Skip any picture you find and retype all the remaining lines exactly.
** Start of Data block **
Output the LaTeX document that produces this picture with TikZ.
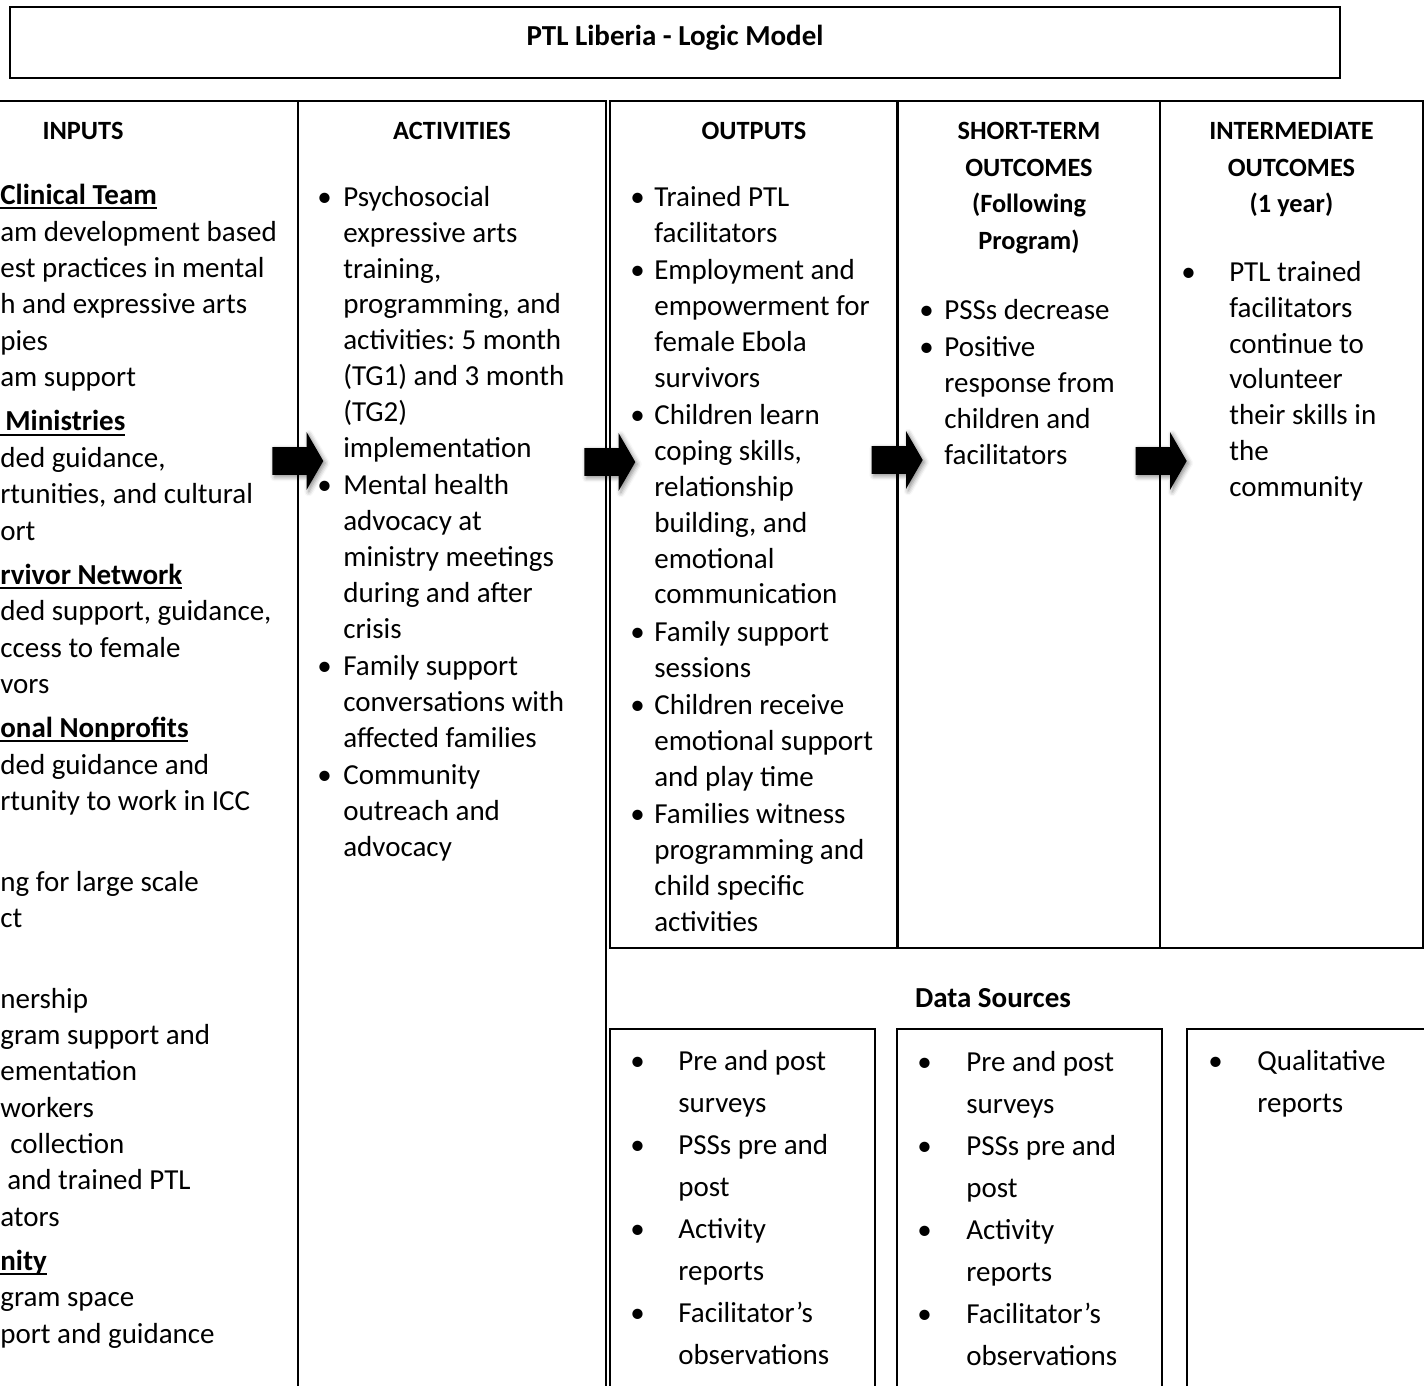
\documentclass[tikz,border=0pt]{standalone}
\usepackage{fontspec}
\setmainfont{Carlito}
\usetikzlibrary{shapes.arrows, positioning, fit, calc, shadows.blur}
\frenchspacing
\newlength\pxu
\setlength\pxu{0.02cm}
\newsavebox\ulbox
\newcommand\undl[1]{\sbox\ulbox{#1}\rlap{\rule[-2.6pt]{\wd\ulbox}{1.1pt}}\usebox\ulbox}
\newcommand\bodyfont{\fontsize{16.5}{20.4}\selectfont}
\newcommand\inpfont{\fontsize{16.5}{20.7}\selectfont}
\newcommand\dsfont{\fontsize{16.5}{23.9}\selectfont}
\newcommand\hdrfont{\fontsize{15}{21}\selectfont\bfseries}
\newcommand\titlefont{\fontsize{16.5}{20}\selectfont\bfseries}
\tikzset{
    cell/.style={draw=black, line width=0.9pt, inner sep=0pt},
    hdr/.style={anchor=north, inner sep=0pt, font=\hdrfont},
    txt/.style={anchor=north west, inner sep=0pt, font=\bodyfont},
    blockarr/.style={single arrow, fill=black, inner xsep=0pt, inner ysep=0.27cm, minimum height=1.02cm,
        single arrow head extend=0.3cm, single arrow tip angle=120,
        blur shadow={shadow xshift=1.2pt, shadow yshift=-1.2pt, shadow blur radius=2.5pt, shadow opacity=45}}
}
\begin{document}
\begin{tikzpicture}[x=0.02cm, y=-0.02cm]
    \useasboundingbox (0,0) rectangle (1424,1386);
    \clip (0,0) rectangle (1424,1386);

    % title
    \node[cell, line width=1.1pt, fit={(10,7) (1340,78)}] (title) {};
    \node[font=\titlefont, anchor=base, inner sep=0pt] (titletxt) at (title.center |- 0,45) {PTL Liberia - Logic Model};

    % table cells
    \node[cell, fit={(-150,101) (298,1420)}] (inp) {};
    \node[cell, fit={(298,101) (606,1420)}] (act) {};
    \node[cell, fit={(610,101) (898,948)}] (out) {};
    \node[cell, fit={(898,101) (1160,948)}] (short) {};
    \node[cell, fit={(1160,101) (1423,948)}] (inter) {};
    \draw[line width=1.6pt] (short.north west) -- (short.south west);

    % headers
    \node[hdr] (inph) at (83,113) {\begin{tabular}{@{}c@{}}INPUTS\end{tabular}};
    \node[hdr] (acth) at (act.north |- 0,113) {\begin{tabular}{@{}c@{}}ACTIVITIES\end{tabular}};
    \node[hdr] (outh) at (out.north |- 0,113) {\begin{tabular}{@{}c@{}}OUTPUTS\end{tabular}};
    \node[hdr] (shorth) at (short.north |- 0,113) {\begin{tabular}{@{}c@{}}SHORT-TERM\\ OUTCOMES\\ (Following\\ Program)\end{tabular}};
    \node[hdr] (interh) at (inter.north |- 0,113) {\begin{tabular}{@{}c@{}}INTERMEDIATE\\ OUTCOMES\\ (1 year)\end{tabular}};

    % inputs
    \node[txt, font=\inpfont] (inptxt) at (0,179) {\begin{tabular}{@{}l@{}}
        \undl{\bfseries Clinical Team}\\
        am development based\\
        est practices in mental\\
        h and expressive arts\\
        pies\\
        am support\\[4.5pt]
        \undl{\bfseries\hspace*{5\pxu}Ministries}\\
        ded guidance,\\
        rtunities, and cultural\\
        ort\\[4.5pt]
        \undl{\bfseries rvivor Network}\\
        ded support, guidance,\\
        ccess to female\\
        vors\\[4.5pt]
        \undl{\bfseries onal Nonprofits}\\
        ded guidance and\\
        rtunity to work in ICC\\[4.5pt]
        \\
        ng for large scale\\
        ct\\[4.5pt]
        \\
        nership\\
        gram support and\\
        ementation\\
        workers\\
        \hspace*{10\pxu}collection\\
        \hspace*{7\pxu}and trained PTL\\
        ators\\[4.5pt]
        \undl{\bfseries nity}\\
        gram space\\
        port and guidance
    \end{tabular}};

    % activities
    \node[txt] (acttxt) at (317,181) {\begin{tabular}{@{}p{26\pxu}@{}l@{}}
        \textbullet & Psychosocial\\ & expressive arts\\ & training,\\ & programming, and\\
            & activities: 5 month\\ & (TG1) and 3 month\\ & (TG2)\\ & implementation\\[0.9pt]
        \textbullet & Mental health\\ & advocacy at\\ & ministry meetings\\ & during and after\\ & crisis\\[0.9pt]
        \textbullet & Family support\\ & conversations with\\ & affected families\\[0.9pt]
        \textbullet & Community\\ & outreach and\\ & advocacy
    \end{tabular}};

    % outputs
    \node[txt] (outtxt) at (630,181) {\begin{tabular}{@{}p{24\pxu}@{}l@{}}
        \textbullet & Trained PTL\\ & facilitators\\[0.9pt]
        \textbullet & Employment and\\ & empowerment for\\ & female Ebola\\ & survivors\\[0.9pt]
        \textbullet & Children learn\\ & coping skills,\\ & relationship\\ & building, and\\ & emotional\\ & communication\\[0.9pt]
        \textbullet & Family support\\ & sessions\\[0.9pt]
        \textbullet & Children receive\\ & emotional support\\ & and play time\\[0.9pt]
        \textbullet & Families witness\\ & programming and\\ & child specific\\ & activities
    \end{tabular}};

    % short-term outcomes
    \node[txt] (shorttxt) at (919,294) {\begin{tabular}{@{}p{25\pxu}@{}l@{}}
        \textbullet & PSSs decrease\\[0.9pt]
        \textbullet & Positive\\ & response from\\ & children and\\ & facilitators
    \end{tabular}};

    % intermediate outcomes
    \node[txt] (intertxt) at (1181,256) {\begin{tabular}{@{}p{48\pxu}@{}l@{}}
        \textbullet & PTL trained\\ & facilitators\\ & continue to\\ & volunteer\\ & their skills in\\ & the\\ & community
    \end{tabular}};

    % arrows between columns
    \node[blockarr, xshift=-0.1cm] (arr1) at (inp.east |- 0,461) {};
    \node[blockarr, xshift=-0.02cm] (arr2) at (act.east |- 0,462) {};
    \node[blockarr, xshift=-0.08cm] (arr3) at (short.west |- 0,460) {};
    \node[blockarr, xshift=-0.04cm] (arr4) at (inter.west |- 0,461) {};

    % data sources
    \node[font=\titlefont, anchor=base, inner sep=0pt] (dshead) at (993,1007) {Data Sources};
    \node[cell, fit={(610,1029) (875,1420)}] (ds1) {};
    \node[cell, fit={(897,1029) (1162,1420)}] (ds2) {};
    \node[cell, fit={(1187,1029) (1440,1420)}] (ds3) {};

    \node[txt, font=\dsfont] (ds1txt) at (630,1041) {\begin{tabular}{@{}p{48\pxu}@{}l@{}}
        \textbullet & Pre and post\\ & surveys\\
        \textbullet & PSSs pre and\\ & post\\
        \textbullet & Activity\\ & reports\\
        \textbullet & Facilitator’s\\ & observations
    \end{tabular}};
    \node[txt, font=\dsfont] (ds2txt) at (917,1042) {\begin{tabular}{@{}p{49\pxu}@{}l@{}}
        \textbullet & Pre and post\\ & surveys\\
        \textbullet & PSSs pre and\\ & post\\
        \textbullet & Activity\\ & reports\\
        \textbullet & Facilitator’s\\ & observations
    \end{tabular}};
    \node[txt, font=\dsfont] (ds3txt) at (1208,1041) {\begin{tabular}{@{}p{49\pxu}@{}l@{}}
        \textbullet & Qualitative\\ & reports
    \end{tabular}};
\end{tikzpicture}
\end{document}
** End of Data block **
__Complete output__:
Output the LaTeX document that produces this picture with TikZ.
\documentclass[tikz,border=0pt]{standalone}
\usepackage{fontspec}
\setmainfont{Carlito}
\usetikzlibrary{shapes.arrows, positioning, fit, calc, shadows.blur}
\frenchspacing
\newlength\pxu
\setlength\pxu{0.02cm}
\newsavebox\ulbox
\newcommand\undl[1]{\sbox\ulbox{#1}\rlap{\rule[-2.6pt]{\wd\ulbox}{1.1pt}}\usebox\ulbox}
\newcommand\bodyfont{\fontsize{16.5}{20.4}\selectfont}
\newcommand\inpfont{\fontsize{16.5}{20.7}\selectfont}
\newcommand\dsfont{\fontsize{16.5}{23.9}\selectfont}
\newcommand\hdrfont{\fontsize{15}{21}\selectfont\bfseries}
\newcommand\titlefont{\fontsize{16.5}{20}\selectfont\bfseries}
\tikzset{
    cell/.style={draw=black, line width=0.9pt, inner sep=0pt},
    hdr/.style={anchor=north, inner sep=0pt, font=\hdrfont},
    txt/.style={anchor=north west, inner sep=0pt, font=\bodyfont},
    blockarr/.style={single arrow, fill=black, inner xsep=0pt, inner ysep=0.27cm, minimum height=1.02cm,
        single arrow head extend=0.3cm, single arrow tip angle=120,
        blur shadow={shadow xshift=1.2pt, shadow yshift=-1.2pt, shadow blur radius=2.5pt, shadow opacity=45}}
}
\begin{document}
\begin{tikzpicture}[x=0.02cm, y=-0.02cm]
    \useasboundingbox (0,0) rectangle (1424,1386);
    \clip (0,0) rectangle (1424,1386);

    % title
    \node[cell, line width=1.1pt, fit={(10,7) (1340,78)}] (title) {};
    \node[font=\titlefont, anchor=base, inner sep=0pt] (titletxt) at (title.center |- 0,45) {PTL Liberia - Logic Model};

    % table cells
    \node[cell, fit={(-150,101) (298,1420)}] (inp) {};
    \node[cell, fit={(298,101) (606,1420)}] (act) {};
    \node[cell, fit={(610,101) (898,948)}] (out) {};
    \node[cell, fit={(898,101) (1160,948)}] (short) {};
    \node[cell, fit={(1160,101) (1423,948)}] (inter) {};
    \draw[line width=1.6pt] (short.north west) -- (short.south west);

    % headers
    \node[hdr] (inph) at (83,113) {\begin{tabular}{@{}c@{}}INPUTS\end{tabular}};
    \node[hdr] (acth) at (act.north |- 0,113) {\begin{tabular}{@{}c@{}}ACTIVITIES\end{tabular}};
    \node[hdr] (outh) at (out.north |- 0,113) {\begin{tabular}{@{}c@{}}OUTPUTS\end{tabular}};
    \node[hdr] (shorth) at (short.north |- 0,113) {\begin{tabular}{@{}c@{}}SHORT-TERM\\ OUTCOMES\\ (Following\\ Program)\end{tabular}};
    \node[hdr] (interh) at (inter.north |- 0,113) {\begin{tabular}{@{}c@{}}INTERMEDIATE\\ OUTCOMES\\ (1 year)\end{tabular}};

    % inputs
    \node[txt, font=\inpfont] (inptxt) at (0,179) {\begin{tabular}{@{}l@{}}
        \undl{\bfseries Clinical Team}\\
        am development based\\
        est practices in mental\\
        h and expressive arts\\
        pies\\
        am support\\[4.5pt]
        \undl{\bfseries\hspace*{5\pxu}Ministries}\\
        ded guidance,\\
        rtunities, and cultural\\
        ort\\[4.5pt]
        \undl{\bfseries rvivor Network}\\
        ded support, guidance,\\
        ccess to female\\
        vors\\[4.5pt]
        \undl{\bfseries onal Nonprofits}\\
        ded guidance and\\
        rtunity to work in ICC\\[4.5pt]
        \\
        ng for large scale\\
        ct\\[4.5pt]
        \\
        nership\\
        gram support and\\
        ementation\\
        workers\\
        \hspace*{10\pxu}collection\\
        \hspace*{7\pxu}and trained PTL\\
        ators\\[4.5pt]
        \undl{\bfseries nity}\\
        gram space\\
        port and guidance
    \end{tabular}};

    % activities
    \node[txt] (acttxt) at (317,181) {\begin{tabular}{@{}p{26\pxu}@{}l@{}}
        \textbullet & Psychosocial\\ & expressive arts\\ & training,\\ & programming, and\\
            & activities: 5 month\\ & (TG1) and 3 month\\ & (TG2)\\ & implementation\\[0.9pt]
        \textbullet & Mental health\\ & advocacy at\\ & ministry meetings\\ & during and after\\ & crisis\\[0.9pt]
        \textbullet & Family support\\ & conversations with\\ & affected families\\[0.9pt]
        \textbullet & Community\\ & outreach and\\ & advocacy
    \end{tabular}};

    % outputs
    \node[txt] (outtxt) at (630,181) {\begin{tabular}{@{}p{24\pxu}@{}l@{}}
        \textbullet & Trained PTL\\ & facilitators\\[0.9pt]
        \textbullet & Employment and\\ & empowerment for\\ & female Ebola\\ & survivors\\[0.9pt]
        \textbullet & Children learn\\ & coping skills,\\ & relationship\\ & building, and\\ & emotional\\ & communication\\[0.9pt]
        \textbullet & Family support\\ & sessions\\[0.9pt]
        \textbullet & Children receive\\ & emotional support\\ & and play time\\[0.9pt]
        \textbullet & Families witness\\ & programming and\\ & child specific\\ & activities
    \end{tabular}};

    % short-term outcomes
    \node[txt] (shorttxt) at (919,294) {\begin{tabular}{@{}p{25\pxu}@{}l@{}}
        \textbullet & PSSs decrease\\[0.9pt]
        \textbullet & Positive\\ & response from\\ & children and\\ & facilitators
    \end{tabular}};

    % intermediate outcomes
    \node[txt] (intertxt) at (1181,256) {\begin{tabular}{@{}p{48\pxu}@{}l@{}}
        \textbullet & PTL trained\\ & facilitators\\ & continue to\\ & volunteer\\ & their skills in\\ & the\\ & community
    \end{tabular}};

    % arrows between columns
    \node[blockarr, xshift=-0.1cm] (arr1) at (inp.east |- 0,461) {};
    \node[blockarr, xshift=-0.02cm] (arr2) at (act.east |- 0,462) {};
    \node[blockarr, xshift=-0.08cm] (arr3) at (short.west |- 0,460) {};
    \node[blockarr, xshift=-0.04cm] (arr4) at (inter.west |- 0,461) {};

    % data sources
    \node[font=\titlefont, anchor=base, inner sep=0pt] (dshead) at (993,1007) {Data Sources};
    \node[cell, fit={(610,1029) (875,1420)}] (ds1) {};
    \node[cell, fit={(897,1029) (1162,1420)}] (ds2) {};
    \node[cell, fit={(1187,1029) (1440,1420)}] (ds3) {};

    \node[txt, font=\dsfont] (ds1txt) at (630,1041) {\begin{tabular}{@{}p{48\pxu}@{}l@{}}
        \textbullet & Pre and post\\ & surveys\\
        \textbullet & PSSs pre and\\ & post\\
        \textbullet & Activity\\ & reports\\
        \textbullet & Facilitator’s\\ & observations
    \end{tabular}};
    \node[txt, font=\dsfont] (ds2txt) at (917,1042) {\begin{tabular}{@{}p{49\pxu}@{}l@{}}
        \textbullet & Pre and post\\ & surveys\\
        \textbullet & PSSs pre and\\ & post\\
        \textbullet & Activity\\ & reports\\
        \textbullet & Facilitator’s\\ & observations
    \end{tabular}};
    \node[txt, font=\dsfont] (ds3txt) at (1208,1041) {\begin{tabular}{@{}p{49\pxu}@{}l@{}}
        \textbullet & Qualitative\\ & reports
    \end{tabular}};
\end{tikzpicture}
\end{document}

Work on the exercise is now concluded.